** Start **

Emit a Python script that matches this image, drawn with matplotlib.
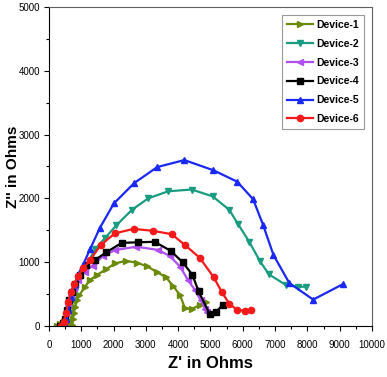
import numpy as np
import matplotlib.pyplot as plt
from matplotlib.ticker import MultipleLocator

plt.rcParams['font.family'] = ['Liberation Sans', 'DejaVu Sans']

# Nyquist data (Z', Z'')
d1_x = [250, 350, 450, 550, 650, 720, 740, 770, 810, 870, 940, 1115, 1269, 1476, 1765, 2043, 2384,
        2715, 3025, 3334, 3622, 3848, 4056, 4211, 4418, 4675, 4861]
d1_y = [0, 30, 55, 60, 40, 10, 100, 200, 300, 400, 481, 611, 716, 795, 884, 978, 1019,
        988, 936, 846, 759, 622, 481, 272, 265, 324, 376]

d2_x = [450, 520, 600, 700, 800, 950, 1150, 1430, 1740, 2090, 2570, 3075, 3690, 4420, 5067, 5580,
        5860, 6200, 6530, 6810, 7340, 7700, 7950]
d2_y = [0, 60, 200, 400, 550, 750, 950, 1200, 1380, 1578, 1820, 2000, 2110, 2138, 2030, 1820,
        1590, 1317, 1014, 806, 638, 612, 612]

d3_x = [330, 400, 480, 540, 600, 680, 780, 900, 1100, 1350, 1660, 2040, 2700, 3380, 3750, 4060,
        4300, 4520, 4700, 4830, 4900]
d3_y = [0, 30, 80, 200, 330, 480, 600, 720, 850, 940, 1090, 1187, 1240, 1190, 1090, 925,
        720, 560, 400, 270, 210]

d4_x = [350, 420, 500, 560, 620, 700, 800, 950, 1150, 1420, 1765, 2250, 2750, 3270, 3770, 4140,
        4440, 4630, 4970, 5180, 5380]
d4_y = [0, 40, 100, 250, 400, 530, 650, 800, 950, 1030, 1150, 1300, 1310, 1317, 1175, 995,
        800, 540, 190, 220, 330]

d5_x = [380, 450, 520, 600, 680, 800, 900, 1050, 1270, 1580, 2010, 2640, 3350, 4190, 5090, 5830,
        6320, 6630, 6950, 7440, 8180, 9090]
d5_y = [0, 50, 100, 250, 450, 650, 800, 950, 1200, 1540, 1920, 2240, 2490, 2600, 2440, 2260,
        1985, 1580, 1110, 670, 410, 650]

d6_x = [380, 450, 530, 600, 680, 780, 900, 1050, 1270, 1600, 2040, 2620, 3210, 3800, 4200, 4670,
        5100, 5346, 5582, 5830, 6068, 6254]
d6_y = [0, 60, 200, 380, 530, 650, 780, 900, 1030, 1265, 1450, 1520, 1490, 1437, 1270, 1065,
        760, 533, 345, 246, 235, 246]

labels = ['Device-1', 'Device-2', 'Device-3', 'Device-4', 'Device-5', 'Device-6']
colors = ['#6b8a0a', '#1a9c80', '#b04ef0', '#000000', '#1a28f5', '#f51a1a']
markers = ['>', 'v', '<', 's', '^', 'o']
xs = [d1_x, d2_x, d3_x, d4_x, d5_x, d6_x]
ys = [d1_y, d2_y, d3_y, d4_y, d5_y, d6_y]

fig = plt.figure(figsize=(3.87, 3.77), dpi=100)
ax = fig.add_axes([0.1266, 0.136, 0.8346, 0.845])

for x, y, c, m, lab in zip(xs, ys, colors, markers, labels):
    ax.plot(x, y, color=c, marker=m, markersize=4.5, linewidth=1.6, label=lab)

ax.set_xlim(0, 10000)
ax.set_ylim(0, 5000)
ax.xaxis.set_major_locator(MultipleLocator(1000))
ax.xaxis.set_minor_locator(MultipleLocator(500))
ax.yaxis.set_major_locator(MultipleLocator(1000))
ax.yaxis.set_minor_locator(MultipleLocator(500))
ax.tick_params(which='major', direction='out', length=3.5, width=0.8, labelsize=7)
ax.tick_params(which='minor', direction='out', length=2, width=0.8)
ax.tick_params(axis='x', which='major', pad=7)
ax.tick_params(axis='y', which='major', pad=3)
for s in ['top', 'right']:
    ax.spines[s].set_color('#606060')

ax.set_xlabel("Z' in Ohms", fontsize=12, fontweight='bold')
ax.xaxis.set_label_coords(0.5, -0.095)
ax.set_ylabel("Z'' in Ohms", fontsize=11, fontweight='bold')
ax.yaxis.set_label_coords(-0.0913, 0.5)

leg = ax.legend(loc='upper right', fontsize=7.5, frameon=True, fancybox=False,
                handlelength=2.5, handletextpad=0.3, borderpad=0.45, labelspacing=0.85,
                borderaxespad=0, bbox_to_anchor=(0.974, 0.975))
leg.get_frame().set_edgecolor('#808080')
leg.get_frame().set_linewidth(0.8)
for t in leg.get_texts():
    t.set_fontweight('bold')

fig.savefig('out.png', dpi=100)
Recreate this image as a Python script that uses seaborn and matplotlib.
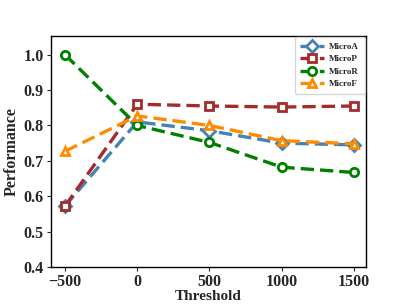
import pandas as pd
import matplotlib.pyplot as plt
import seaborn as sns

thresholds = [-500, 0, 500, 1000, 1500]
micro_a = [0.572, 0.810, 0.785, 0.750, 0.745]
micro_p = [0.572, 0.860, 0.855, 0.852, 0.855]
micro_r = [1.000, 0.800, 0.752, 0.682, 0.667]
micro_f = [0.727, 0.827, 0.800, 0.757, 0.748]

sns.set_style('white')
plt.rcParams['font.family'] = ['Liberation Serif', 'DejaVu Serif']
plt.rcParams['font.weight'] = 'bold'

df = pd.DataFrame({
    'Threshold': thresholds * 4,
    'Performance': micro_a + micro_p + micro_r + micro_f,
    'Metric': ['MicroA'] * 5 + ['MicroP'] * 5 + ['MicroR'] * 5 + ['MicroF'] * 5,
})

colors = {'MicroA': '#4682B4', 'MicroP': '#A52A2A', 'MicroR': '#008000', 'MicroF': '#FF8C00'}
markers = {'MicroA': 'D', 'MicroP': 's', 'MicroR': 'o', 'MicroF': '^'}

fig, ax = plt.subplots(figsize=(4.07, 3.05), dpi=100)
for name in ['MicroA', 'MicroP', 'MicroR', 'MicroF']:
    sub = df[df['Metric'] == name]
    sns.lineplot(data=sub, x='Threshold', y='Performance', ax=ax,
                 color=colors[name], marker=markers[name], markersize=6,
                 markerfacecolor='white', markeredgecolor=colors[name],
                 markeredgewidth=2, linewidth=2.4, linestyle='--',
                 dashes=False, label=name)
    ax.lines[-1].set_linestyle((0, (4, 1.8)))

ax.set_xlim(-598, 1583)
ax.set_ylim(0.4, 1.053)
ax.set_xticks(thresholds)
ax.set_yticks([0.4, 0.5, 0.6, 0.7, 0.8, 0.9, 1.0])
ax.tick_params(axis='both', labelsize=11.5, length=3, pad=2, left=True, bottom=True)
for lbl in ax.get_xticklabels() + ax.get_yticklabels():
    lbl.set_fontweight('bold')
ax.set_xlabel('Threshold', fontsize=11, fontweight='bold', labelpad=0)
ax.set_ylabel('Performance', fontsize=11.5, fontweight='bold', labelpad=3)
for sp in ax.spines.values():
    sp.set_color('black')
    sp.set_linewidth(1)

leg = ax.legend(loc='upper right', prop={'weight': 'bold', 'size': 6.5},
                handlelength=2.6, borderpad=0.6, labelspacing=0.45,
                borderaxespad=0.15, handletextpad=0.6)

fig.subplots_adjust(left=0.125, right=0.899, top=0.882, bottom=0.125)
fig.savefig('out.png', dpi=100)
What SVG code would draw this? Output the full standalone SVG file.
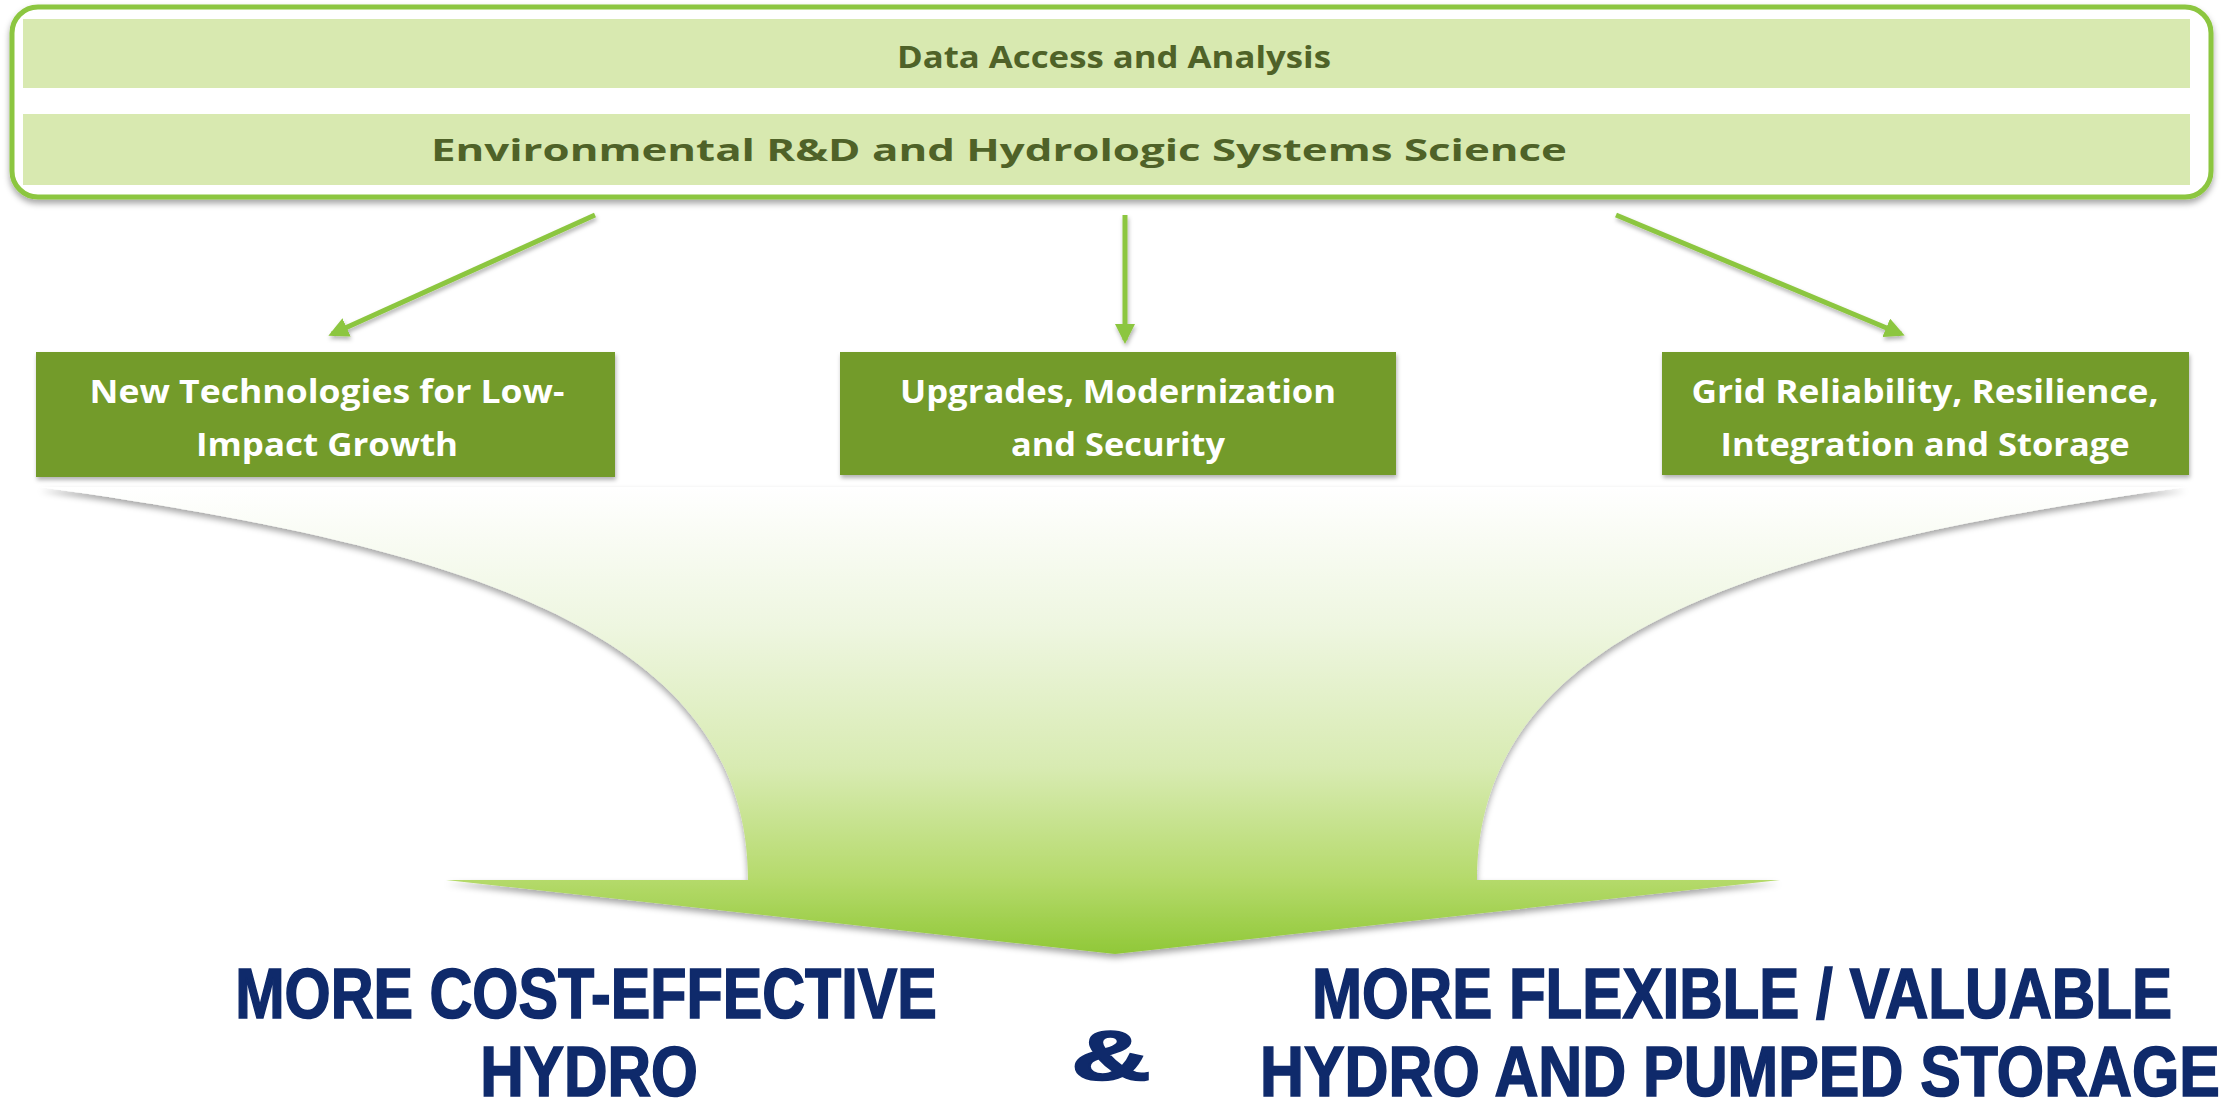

** End **

GIVEN EXERCISE.
Leave the images out, please, and restate each line word for word.

COMPLETED TASK.
Emit a Python script that matches this image, drawn with matplotlib.
import numpy as np
import matplotlib.pyplot as plt
from matplotlib.ticker import MultipleLocator

plt.rcParams['font.family'] = ['Liberation Sans', 'DejaVu Sans']

# Nyquist data (Z', Z'')
d1_x = [250, 350, 450, 550, 650, 720, 740, 770, 810, 870, 940, 1115, 1269, 1476, 1765, 2043, 2384,
        2715, 3025, 3334, 3622, 3848, 4056, 4211, 4418, 4675, 4861]
d1_y = [0, 30, 55, 60, 40, 10, 100, 200, 300, 400, 481, 611, 716, 795, 884, 978, 1019,
        988, 936, 846, 759, 622, 481, 272, 265, 324, 376]

d2_x = [450, 520, 600, 700, 800, 950, 1150, 1430, 1740, 2090, 2570, 3075, 3690, 4420, 5067, 5580,
        5860, 6200, 6530, 6810, 7340, 7700, 7950]
d2_y = [0, 60, 200, 400, 550, 750, 950, 1200, 1380, 1578, 1820, 2000, 2110, 2138, 2030, 1820,
        1590, 1317, 1014, 806, 638, 612, 612]

d3_x = [330, 400, 480, 540, 600, 680, 780, 900, 1100, 1350, 1660, 2040, 2700, 3380, 3750, 4060,
        4300, 4520, 4700, 4830, 4900]
d3_y = [0, 30, 80, 200, 330, 480, 600, 720, 850, 940, 1090, 1187, 1240, 1190, 1090, 925,
        720, 560, 400, 270, 210]

d4_x = [350, 420, 500, 560, 620, 700, 800, 950, 1150, 1420, 1765, 2250, 2750, 3270, 3770, 4140,
        4440, 4630, 4970, 5180, 5380]
d4_y = [0, 40, 100, 250, 400, 530, 650, 800, 950, 1030, 1150, 1300, 1310, 1317, 1175, 995,
        800, 540, 190, 220, 330]

d5_x = [380, 450, 520, 600, 680, 800, 900, 1050, 1270, 1580, 2010, 2640, 3350, 4190, 5090, 5830,
        6320, 6630, 6950, 7440, 8180, 9090]
d5_y = [0, 50, 100, 250, 450, 650, 800, 950, 1200, 1540, 1920, 2240, 2490, 2600, 2440, 2260,
        1985, 1580, 1110, 670, 410, 650]

d6_x = [380, 450, 530, 600, 680, 780, 900, 1050, 1270, 1600, 2040, 2620, 3210, 3800, 4200, 4670,
        5100, 5346, 5582, 5830, 6068, 6254]
d6_y = [0, 60, 200, 380, 530, 650, 780, 900, 1030, 1265, 1450, 1520, 1490, 1437, 1270, 1065,
        760, 533, 345, 246, 235, 246]

labels = ['Device-1', 'Device-2', 'Device-3', 'Device-4', 'Device-5', 'Device-6']
colors = ['#6b8a0a', '#1a9c80', '#b04ef0', '#000000', '#1a28f5', '#f51a1a']
markers = ['>', 'v', '<', 's', '^', 'o']
xs = [d1_x, d2_x, d3_x, d4_x, d5_x, d6_x]
ys = [d1_y, d2_y, d3_y, d4_y, d5_y, d6_y]

fig = plt.figure(figsize=(3.87, 3.77), dpi=100)
ax = fig.add_axes([0.1266, 0.136, 0.8346, 0.845])

for x, y, c, m, lab in zip(xs, ys, colors, markers, labels):
    ax.plot(x, y, color=c, marker=m, markersize=4.5, linewidth=1.6, label=lab)

ax.set_xlim(0, 10000)
ax.set_ylim(0, 5000)
ax.xaxis.set_major_locator(MultipleLocator(1000))
ax.xaxis.set_minor_locator(MultipleLocator(500))
ax.yaxis.set_major_locator(MultipleLocator(1000))
ax.yaxis.set_minor_locator(MultipleLocator(500))
ax.tick_params(which='major', direction='out', length=3.5, width=0.8, labelsize=7)
ax.tick_params(which='minor', direction='out', length=2, width=0.8)
ax.tick_params(axis='x', which='major', pad=7)
ax.tick_params(axis='y', which='major', pad=3)
for s in ['top', 'right']:
    ax.spines[s].set_color('#606060')

ax.set_xlabel("Z' in Ohms", fontsize=12, fontweight='bold')
ax.xaxis.set_label_coords(0.5, -0.095)
ax.set_ylabel("Z'' in Ohms", fontsize=11, fontweight='bold')
ax.yaxis.set_label_coords(-0.0913, 0.5)

leg = ax.legend(loc='upper right', fontsize=7.5, frameon=True, fancybox=False,
                handlelength=2.5, handletextpad=0.3, borderpad=0.45, labelspacing=0.85,
                borderaxespad=0, bbox_to_anchor=(0.974, 0.975))
leg.get_frame().set_edgecolor('#808080')
leg.get_frame().set_linewidth(0.8)
for t in leg.get_texts():
    t.set_fontweight('bold')

fig.savefig('out.png', dpi=100)
Recreate this image as a Python script that uses seaborn and matplotlib.
import pandas as pd
import matplotlib.pyplot as plt
import seaborn as sns

thresholds = [-500, 0, 500, 1000, 1500]
micro_a = [0.572, 0.810, 0.785, 0.750, 0.745]
micro_p = [0.572, 0.860, 0.855, 0.852, 0.855]
micro_r = [1.000, 0.800, 0.752, 0.682, 0.667]
micro_f = [0.727, 0.827, 0.800, 0.757, 0.748]

sns.set_style('white')
plt.rcParams['font.family'] = ['Liberation Serif', 'DejaVu Serif']
plt.rcParams['font.weight'] = 'bold'

df = pd.DataFrame({
    'Threshold': thresholds * 4,
    'Performance': micro_a + micro_p + micro_r + micro_f,
    'Metric': ['MicroA'] * 5 + ['MicroP'] * 5 + ['MicroR'] * 5 + ['MicroF'] * 5,
})

colors = {'MicroA': '#4682B4', 'MicroP': '#A52A2A', 'MicroR': '#008000', 'MicroF': '#FF8C00'}
markers = {'MicroA': 'D', 'MicroP': 's', 'MicroR': 'o', 'MicroF': '^'}

fig, ax = plt.subplots(figsize=(4.07, 3.05), dpi=100)
for name in ['MicroA', 'MicroP', 'MicroR', 'MicroF']:
    sub = df[df['Metric'] == name]
    sns.lineplot(data=sub, x='Threshold', y='Performance', ax=ax,
                 color=colors[name], marker=markers[name], markersize=6,
                 markerfacecolor='white', markeredgecolor=colors[name],
                 markeredgewidth=2, linewidth=2.4, linestyle='--',
                 dashes=False, label=name)
    ax.lines[-1].set_linestyle((0, (4, 1.8)))

ax.set_xlim(-598, 1583)
ax.set_ylim(0.4, 1.053)
ax.set_xticks(thresholds)
ax.set_yticks([0.4, 0.5, 0.6, 0.7, 0.8, 0.9, 1.0])
ax.tick_params(axis='both', labelsize=11.5, length=3, pad=2, left=True, bottom=True)
for lbl in ax.get_xticklabels() + ax.get_yticklabels():
    lbl.set_fontweight('bold')
ax.set_xlabel('Threshold', fontsize=11, fontweight='bold', labelpad=0)
ax.set_ylabel('Performance', fontsize=11.5, fontweight='bold', labelpad=3)
for sp in ax.spines.values():
    sp.set_color('black')
    sp.set_linewidth(1)

leg = ax.legend(loc='upper right', prop={'weight': 'bold', 'size': 6.5},
                handlelength=2.6, borderpad=0.6, labelspacing=0.45,
                borderaxespad=0.15, handletextpad=0.6)

fig.subplots_adjust(left=0.125, right=0.899, top=0.882, bottom=0.125)
fig.savefig('out.png', dpi=100)
What SVG code would draw this? Output the full standalone SVG file.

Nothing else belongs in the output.